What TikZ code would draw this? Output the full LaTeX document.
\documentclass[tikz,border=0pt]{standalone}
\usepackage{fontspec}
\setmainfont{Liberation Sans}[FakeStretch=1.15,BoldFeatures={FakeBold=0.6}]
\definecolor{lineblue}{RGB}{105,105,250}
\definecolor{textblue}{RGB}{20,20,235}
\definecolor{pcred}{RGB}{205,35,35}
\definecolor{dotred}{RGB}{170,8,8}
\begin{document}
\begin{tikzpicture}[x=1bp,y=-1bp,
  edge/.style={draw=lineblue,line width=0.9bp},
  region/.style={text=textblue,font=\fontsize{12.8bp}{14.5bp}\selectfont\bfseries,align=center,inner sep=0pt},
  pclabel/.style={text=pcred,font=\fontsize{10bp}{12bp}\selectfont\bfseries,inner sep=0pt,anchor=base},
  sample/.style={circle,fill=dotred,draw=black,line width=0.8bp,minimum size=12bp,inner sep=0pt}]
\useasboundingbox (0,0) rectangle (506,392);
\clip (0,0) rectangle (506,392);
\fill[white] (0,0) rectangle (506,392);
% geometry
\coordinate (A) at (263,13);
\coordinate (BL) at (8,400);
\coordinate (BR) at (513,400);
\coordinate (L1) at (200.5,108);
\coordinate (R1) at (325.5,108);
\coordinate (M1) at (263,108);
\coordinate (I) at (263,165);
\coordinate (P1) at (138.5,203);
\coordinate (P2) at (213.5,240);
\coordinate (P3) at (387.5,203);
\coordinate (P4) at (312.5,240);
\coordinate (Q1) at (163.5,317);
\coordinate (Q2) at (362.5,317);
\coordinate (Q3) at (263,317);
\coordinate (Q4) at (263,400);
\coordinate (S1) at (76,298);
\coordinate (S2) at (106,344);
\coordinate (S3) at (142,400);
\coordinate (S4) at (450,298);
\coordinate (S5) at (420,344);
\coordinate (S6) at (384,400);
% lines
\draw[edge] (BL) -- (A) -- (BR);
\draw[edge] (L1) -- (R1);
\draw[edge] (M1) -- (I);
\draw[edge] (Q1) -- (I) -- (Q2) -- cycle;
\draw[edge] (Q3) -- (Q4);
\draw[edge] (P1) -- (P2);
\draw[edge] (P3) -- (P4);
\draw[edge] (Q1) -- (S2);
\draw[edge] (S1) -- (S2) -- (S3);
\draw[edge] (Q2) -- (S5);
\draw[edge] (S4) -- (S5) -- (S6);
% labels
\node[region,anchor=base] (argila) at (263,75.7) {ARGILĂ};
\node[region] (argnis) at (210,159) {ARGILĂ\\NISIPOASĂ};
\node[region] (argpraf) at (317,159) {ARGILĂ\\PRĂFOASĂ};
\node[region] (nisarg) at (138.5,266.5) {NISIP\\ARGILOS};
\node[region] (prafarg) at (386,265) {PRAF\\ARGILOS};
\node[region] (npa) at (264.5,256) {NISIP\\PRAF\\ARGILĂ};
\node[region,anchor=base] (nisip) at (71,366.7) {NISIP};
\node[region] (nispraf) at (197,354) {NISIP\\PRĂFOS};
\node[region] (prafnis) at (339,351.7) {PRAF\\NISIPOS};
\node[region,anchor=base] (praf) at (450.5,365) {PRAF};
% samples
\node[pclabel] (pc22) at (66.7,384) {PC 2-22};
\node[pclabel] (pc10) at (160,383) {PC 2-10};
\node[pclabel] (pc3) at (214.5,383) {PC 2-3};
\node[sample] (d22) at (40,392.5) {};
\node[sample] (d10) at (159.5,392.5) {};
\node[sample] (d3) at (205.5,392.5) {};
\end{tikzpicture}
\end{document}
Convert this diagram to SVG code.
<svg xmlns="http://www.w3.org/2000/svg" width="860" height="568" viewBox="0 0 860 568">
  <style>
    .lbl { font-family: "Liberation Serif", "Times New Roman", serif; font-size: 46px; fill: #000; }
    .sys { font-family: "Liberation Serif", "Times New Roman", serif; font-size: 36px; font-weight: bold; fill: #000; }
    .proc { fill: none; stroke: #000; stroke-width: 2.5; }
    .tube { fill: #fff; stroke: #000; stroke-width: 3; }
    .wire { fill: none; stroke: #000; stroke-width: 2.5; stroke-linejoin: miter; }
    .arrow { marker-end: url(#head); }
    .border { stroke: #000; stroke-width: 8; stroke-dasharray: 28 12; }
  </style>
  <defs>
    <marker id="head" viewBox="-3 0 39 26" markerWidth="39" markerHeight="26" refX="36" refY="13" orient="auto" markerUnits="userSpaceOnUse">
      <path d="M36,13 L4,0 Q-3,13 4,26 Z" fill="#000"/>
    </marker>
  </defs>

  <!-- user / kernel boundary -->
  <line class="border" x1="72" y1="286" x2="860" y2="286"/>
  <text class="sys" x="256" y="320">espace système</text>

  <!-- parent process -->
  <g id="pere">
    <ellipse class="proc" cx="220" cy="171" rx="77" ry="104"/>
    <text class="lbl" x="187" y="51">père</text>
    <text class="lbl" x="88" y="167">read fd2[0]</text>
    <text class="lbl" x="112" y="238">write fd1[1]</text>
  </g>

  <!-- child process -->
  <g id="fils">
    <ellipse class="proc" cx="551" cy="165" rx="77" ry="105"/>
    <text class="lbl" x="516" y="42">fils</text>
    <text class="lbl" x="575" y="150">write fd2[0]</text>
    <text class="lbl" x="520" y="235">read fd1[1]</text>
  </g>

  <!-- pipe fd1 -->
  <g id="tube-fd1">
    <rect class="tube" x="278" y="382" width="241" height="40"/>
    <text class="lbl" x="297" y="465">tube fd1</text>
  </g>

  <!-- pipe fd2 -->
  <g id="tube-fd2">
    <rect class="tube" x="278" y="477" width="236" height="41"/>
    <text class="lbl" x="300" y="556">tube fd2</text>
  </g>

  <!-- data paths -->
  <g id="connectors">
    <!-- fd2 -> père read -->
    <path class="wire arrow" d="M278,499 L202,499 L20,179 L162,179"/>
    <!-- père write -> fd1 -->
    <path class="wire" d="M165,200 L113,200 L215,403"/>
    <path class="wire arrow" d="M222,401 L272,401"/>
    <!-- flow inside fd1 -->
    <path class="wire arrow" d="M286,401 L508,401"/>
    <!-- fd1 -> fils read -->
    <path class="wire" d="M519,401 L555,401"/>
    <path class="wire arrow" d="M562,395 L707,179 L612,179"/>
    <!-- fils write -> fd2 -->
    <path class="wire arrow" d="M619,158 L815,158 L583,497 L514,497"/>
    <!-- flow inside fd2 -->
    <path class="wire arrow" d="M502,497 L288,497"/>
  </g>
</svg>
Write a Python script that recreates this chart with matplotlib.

• • • • • • •

» **EXERCISE BRIEF**: Reproduce the material exactly, with every line intact.

» **WORKED ANSWER**:
What TikZ code would draw this? Output the full LaTeX document.
\documentclass[tikz,border=0pt]{standalone}
\usepackage{fontspec}
\setmainfont{Liberation Sans}[FakeStretch=1.15,BoldFeatures={FakeBold=0.6}]
\definecolor{lineblue}{RGB}{105,105,250}
\definecolor{textblue}{RGB}{20,20,235}
\definecolor{pcred}{RGB}{205,35,35}
\definecolor{dotred}{RGB}{170,8,8}
\begin{document}
\begin{tikzpicture}[x=1bp,y=-1bp,
  edge/.style={draw=lineblue,line width=0.9bp},
  region/.style={text=textblue,font=\fontsize{12.8bp}{14.5bp}\selectfont\bfseries,align=center,inner sep=0pt},
  pclabel/.style={text=pcred,font=\fontsize{10bp}{12bp}\selectfont\bfseries,inner sep=0pt,anchor=base},
  sample/.style={circle,fill=dotred,draw=black,line width=0.8bp,minimum size=12bp,inner sep=0pt}]
\useasboundingbox (0,0) rectangle (506,392);
\clip (0,0) rectangle (506,392);
\fill[white] (0,0) rectangle (506,392);
% geometry
\coordinate (A) at (263,13);
\coordinate (BL) at (8,400);
\coordinate (BR) at (513,400);
\coordinate (L1) at (200.5,108);
\coordinate (R1) at (325.5,108);
\coordinate (M1) at (263,108);
\coordinate (I) at (263,165);
\coordinate (P1) at (138.5,203);
\coordinate (P2) at (213.5,240);
\coordinate (P3) at (387.5,203);
\coordinate (P4) at (312.5,240);
\coordinate (Q1) at (163.5,317);
\coordinate (Q2) at (362.5,317);
\coordinate (Q3) at (263,317);
\coordinate (Q4) at (263,400);
\coordinate (S1) at (76,298);
\coordinate (S2) at (106,344);
\coordinate (S3) at (142,400);
\coordinate (S4) at (450,298);
\coordinate (S5) at (420,344);
\coordinate (S6) at (384,400);
% lines
\draw[edge] (BL) -- (A) -- (BR);
\draw[edge] (L1) -- (R1);
\draw[edge] (M1) -- (I);
\draw[edge] (Q1) -- (I) -- (Q2) -- cycle;
\draw[edge] (Q3) -- (Q4);
\draw[edge] (P1) -- (P2);
\draw[edge] (P3) -- (P4);
\draw[edge] (Q1) -- (S2);
\draw[edge] (S1) -- (S2) -- (S3);
\draw[edge] (Q2) -- (S5);
\draw[edge] (S4) -- (S5) -- (S6);
% labels
\node[region,anchor=base] (argila) at (263,75.7) {ARGILĂ};
\node[region] (argnis) at (210,159) {ARGILĂ\\NISIPOASĂ};
\node[region] (argpraf) at (317,159) {ARGILĂ\\PRĂFOASĂ};
\node[region] (nisarg) at (138.5,266.5) {NISIP\\ARGILOS};
\node[region] (prafarg) at (386,265) {PRAF\\ARGILOS};
\node[region] (npa) at (264.5,256) {NISIP\\PRAF\\ARGILĂ};
\node[region,anchor=base] (nisip) at (71,366.7) {NISIP};
\node[region] (nispraf) at (197,354) {NISIP\\PRĂFOS};
\node[region] (prafnis) at (339,351.7) {PRAF\\NISIPOS};
\node[region,anchor=base] (praf) at (450.5,365) {PRAF};
% samples
\node[pclabel] (pc22) at (66.7,384) {PC 2-22};
\node[pclabel] (pc10) at (160,383) {PC 2-10};
\node[pclabel] (pc3) at (214.5,383) {PC 2-3};
\node[sample] (d22) at (40,392.5) {};
\node[sample] (d10) at (159.5,392.5) {};
\node[sample] (d3) at (205.5,392.5) {};
\end{tikzpicture}
\end{document}
Convert this diagram to SVG code.
<svg xmlns="http://www.w3.org/2000/svg" width="860" height="568" viewBox="0 0 860 568">
  <style>
    .lbl { font-family: "Liberation Serif", "Times New Roman", serif; font-size: 46px; fill: #000; }
    .sys { font-family: "Liberation Serif", "Times New Roman", serif; font-size: 36px; font-weight: bold; fill: #000; }
    .proc { fill: none; stroke: #000; stroke-width: 2.5; }
    .tube { fill: #fff; stroke: #000; stroke-width: 3; }
    .wire { fill: none; stroke: #000; stroke-width: 2.5; stroke-linejoin: miter; }
    .arrow { marker-end: url(#head); }
    .border { stroke: #000; stroke-width: 8; stroke-dasharray: 28 12; }
  </style>
  <defs>
    <marker id="head" viewBox="-3 0 39 26" markerWidth="39" markerHeight="26" refX="36" refY="13" orient="auto" markerUnits="userSpaceOnUse">
      <path d="M36,13 L4,0 Q-3,13 4,26 Z" fill="#000"/>
    </marker>
  </defs>

  <!-- user / kernel boundary -->
  <line class="border" x1="72" y1="286" x2="860" y2="286"/>
  <text class="sys" x="256" y="320">espace système</text>

  <!-- parent process -->
  <g id="pere">
    <ellipse class="proc" cx="220" cy="171" rx="77" ry="104"/>
    <text class="lbl" x="187" y="51">père</text>
    <text class="lbl" x="88" y="167">read fd2[0]</text>
    <text class="lbl" x="112" y="238">write fd1[1]</text>
  </g>

  <!-- child process -->
  <g id="fils">
    <ellipse class="proc" cx="551" cy="165" rx="77" ry="105"/>
    <text class="lbl" x="516" y="42">fils</text>
    <text class="lbl" x="575" y="150">write fd2[0]</text>
    <text class="lbl" x="520" y="235">read fd1[1]</text>
  </g>

  <!-- pipe fd1 -->
  <g id="tube-fd1">
    <rect class="tube" x="278" y="382" width="241" height="40"/>
    <text class="lbl" x="297" y="465">tube fd1</text>
  </g>

  <!-- pipe fd2 -->
  <g id="tube-fd2">
    <rect class="tube" x="278" y="477" width="236" height="41"/>
    <text class="lbl" x="300" y="556">tube fd2</text>
  </g>

  <!-- data paths -->
  <g id="connectors">
    <!-- fd2 -> père read -->
    <path class="wire arrow" d="M278,499 L202,499 L20,179 L162,179"/>
    <!-- père write -> fd1 -->
    <path class="wire" d="M165,200 L113,200 L215,403"/>
    <path class="wire arrow" d="M222,401 L272,401"/>
    <!-- flow inside fd1 -->
    <path class="wire arrow" d="M286,401 L508,401"/>
    <!-- fd1 -> fils read -->
    <path class="wire" d="M519,401 L555,401"/>
    <path class="wire arrow" d="M562,395 L707,179 L612,179"/>
    <!-- fils write -> fd2 -->
    <path class="wire arrow" d="M619,158 L815,158 L583,497 L514,497"/>
    <!-- flow inside fd2 -->
    <path class="wire arrow" d="M502,497 L288,497"/>
  </g>
</svg>
Write a Python script that recreates this chart with matplotlib.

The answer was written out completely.